À Saint-Barthélemy, les foyers aisés étaient moins nombreux, soit un total de 25, mais ils disposaient d’un revenu fiscal moyen de près de 300 000 euros et s’acquittaient de plus de 80 % du produit de l’impôt perçu sur l’île. Il faut dire que ces 25 foyers rassemblaient plus de 45 % de l’assiette fiscale de l’impôt sur le revenu de l’île.
En 2008, la situation était pire de ce point de vue, avant que l’année 2009 ne consacre la chute du produit des impôts « nationaux ».
On ne doute pas, à la lumière de ces chiffres, que ces 120 à 130 familles aux revenus importants ont accueilli avec sympathie le changement de statut des deux collectivités, puisque ce changement a mis fin à l’assujettissement à l’impôt sur le revenu métropolitain.
À dire vrai, la lecture du code des contributions de Saint-Barthélemy, qui ne prévoit ni impôt sur le revenu ni ISF et qui accorde aux entreprises locales un forfait local peu élevé en lieu et place de l’impôt sur les sociétés, nous apprend que l’imagination est assez vive dès lors qu’il s’agit de créer des droits indirects sur les biens et marchandises en circulation sur l’île.
Comme la collectivité doit compenser à l’État les pertes de produit fiscal occasionnées par le changement de statut, cela revient pratiquement à faire payer, par le droit de quai, par exemple, c’est-à-dire par tous les habitants de l’île, ce qui, hier, était payé par les plus fortunés des habitants au titre de l’impôt sur le revenu !

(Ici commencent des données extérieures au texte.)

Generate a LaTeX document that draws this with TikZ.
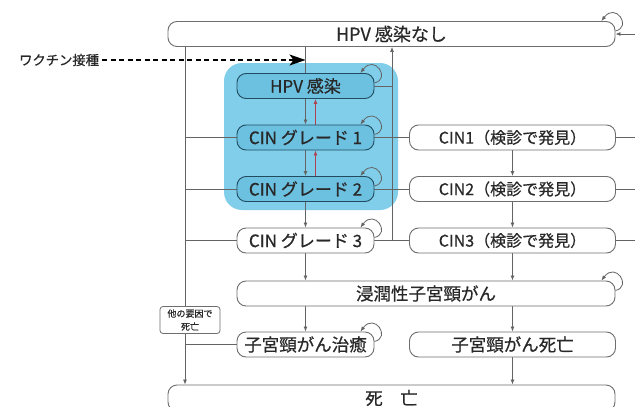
\documentclass[tikz,border=0pt]{standalone}
\usepackage{fontspec}
\setmainfont{Noto Sans CJK JP}[FakeBold=0.6]
\usetikzlibrary{arrows.meta,calc}
\pgfdeclarelayer{bglayer}
\pgfdeclarelayer{backlayer}
\pgfsetlayers{bglayer,backlayer,main}
\definecolor{lgray}{RGB}{100,100,100}
\definecolor{bgray}{RGB}{110,110,110}
\definecolor{txtc}{RGB}{40,40,40}
\definecolor{bluebg}{RGB}{128,206,234}
\definecolor{bluein}{RGB}{108,193,225}
\definecolor{bluedk}{RGB}{35,75,95}
\definecolor{redar}{RGB}{175,65,80}
\newcommand\fontTop{\fontsize{18}{20}\selectfont}
\newcommand\fontBig{\fontsize{17.5}{19}\selectfont}
\newcommand\fontMid{\fontsize{17}{19}\selectfont}
\newcommand\fontDet{\fontsize{16}{18}\selectfont}
\newcommand\fontVac{\fontsize{13.3}{15}\selectfont}
\newcommand\fontTiny{\fontsize{9}{13}\selectfont}
\begin{document}
\begin{tikzpicture}[x=1pt,y=-1pt,
  stbox/.style={draw=bgray, line width=0.9pt, rounded corners=9pt, fill=white,
    minimum height=25pt, inner sep=0pt, text=txtc, font=\fontBig},
  bluebox/.style={stbox, fill=bluein, draw=bluedk, font=\fontMid},
  cinbox/.style={stbox, font=\fontMid},
  detbox/.style={stbox, font=\fontDet},
  smallbox/.style={draw=bgray, line width=0.8pt, rounded corners=3pt, fill=white,
    minimum width=60pt, minimum height=27pt, inner sep=1pt, align=center,
    text=txtc, font=\fontTiny},
  conn/.style={draw=lgray, line width=0.8pt},
  arr/.style={conn, -{Latex[length=5pt,width=4pt]}},
  redarr/.style={draw=redar, line width=0.8pt, -{Latex[length=5pt,width=4pt]}},
  vacarr/.style={draw=black, line width=1.3pt, dash pattern=on 5pt off 3.5pt,
    -{Stealth[length=16pt,width=11pt,inset=4pt]}}
]
\clip (0,0) rectangle (635,407);
\begin{pgfonlayer}{bglayer}
\fill[white] (0,0) rectangle (635,407);
\fill[bluebg, rounded corners=18pt] (224,63) rectangle (398,210);
\end{pgfonlayer}

% nodes
\node[stbox, minimum width=447pt, font=\fontTop] (top) at (391.5,34) {HPV 感染なし};
\node[bluebox, minimum width=137pt] (hpv) at (305.5,86) {HPV 感染};
\node[bluebox, minimum width=137pt] (cin1) at (305.5,137.5) {CIN グレード 1};
\node[bluebox, minimum width=137pt] (cin2) at (305.5,189) {CIN グレード 2};
\node[cinbox, minimum width=137pt] (cin3) at (305.5,240.5) {CIN グレード 3};
\node[detbox, minimum width=206pt] (k1) at (512.5,137.5) {CIN1（検診で発見）};
\node[detbox, minimum width=206pt] (k2) at (512.5,189) {CIN2（検診で発見）};
\node[detbox, minimum width=206pt] (k3) at (512.5,240.5) {CIN3（検診で発見）};
\node[stbox, minimum width=378pt] (inv) at (426,293.5) {浸潤性子宮頸がん};
\node[stbox, minimum width=137pt] (cure) at (305.5,344.5) {子宮頸がん治癒};
\node[stbox, minimum width=206pt] (cd) at (512.5,344.5) {子宮頸がん死亡};
\node[stbox, minimum width=447pt, minimum height=26pt] (death) at (391.5,398) {死　亡};
\node[smallbox] (other) at (190,320) {他の要因で\\死亡};
\node[anchor=west, inner sep=0pt, text=txtc, font=\fontVac] (vac) at (19,60) {ワクチン接種};

\coordinate (L) at (185,0);
\coordinate (V) at (392,0);
\coordinate (R) at (645,0);

\begin{pgfonlayer}{backlayer}
% middle column
\draw[conn] (hpv.north |- top.south) -- (hpv.north);
\draw[arr] (hpv.south) -- (cin1.north);
\draw[arr] (cin1.south) -- (cin2.north);
\draw[arr] (cin2.south) -- (cin3.north);
\draw[arr] (cin3.south) -- (cin3.south |- inv.north);
\draw[arr] (cin3.south |- inv.south) -- (cure.north);
\draw[redarr] ($(cin1.north)+(10,0)$) -- ($(hpv.south)+(10,0)$);
\draw[redarr] ($(cin2.north)+(10,0)$) -- ($(cin1.south)+(10,0)$);
% right column
\draw[arr] (k1.south) -- (k2.north);
\draw[arr] (k2.south) -- (k3.north);
\draw[arr] (k3.south) -- (k3.south |- inv.north);
\draw[arr] (k3.south |- inv.south) -- (cd.north);
\draw[arr] (cd.south) -- (cd.south |- death.north);
% regression line
\draw[arr] (cin3.east -| V) -- (top.south -| V);
\draw[conn] (hpv.east) -- (hpv.east -| V);
\draw[conn] (cin1.east) -- (k1.west);
\draw[conn] (cin2.east) -- (k2.west);
\draw[conn] (cin3.east) -- (k3.west);
% left line
\draw[arr] (top.south -| L) -- (death.north -| L);
\draw[conn] (cin1.west) -- (cin1.west -| L);
\draw[conn] (cin2.west) -- (cin2.west -| L);
\draw[conn] (cin3.west) -- (cin3.west -| L);
\draw[conn] (cure.west) -- (cure.west -| L);
% right edge
\draw[conn] (k1.east) -- (k1.east -| R);
\draw[conn] (k2.east) -- (k2.east -| R);
\draw[conn] (k3.east) -- (k3.east -| R);
\draw[arr] (top.east -| R) -- (top.east);
\end{pgfonlayer}

% vaccine
\draw[vacarr] (vac.east) ++(3,0) -- (vac.east -| hpv.north);

% self loops
\foreach \n in {top,hpv,cin1,cin2,cin3,inv,cure}{
  \draw[arr] ($(\n.east)+(0,-3)$) .. controls +(17,-4) and +(14,-19) .. ($(\n.north east)+(-14,0)$);
}
\end{tikzpicture}
\end{document}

Par conséquent, nous sommes certes favorables aux contrôles, mais nous dirons, pour aller vite, que Saint-Barthélemy et Saint-Martin sont presque des paradis fiscaux, et ce à un détail près : il faut avoir les clés du paradis, c’est-à-dire les biens, la fortune et les revenus qui en découlent pour en jouir pleinement.
Pour les autres, les plus modestes, les plus nombreux des habitants des deux îles, demeurent la persistance des problèmes sociaux, les difficultés d’emploi, de logement, la vie chère – rappelons que Saint-Barthélemy manque d’eau potable et doit quasiment tout importer – et les droits indirects, qui accroissent le prix de n’importe quel bien.
Pour conclure, je rappellerai que les deux îles ont une économie si « touristico-dépendante » que la moindre crise de ce point de vue pose problème – je pense à l’appréciation de l’euro par rapport au dollar, à la concurrence exacerbée sur le moins-disant social et fiscal dans la zone – et met en péril les fragiles équilibres de chaque collectivité.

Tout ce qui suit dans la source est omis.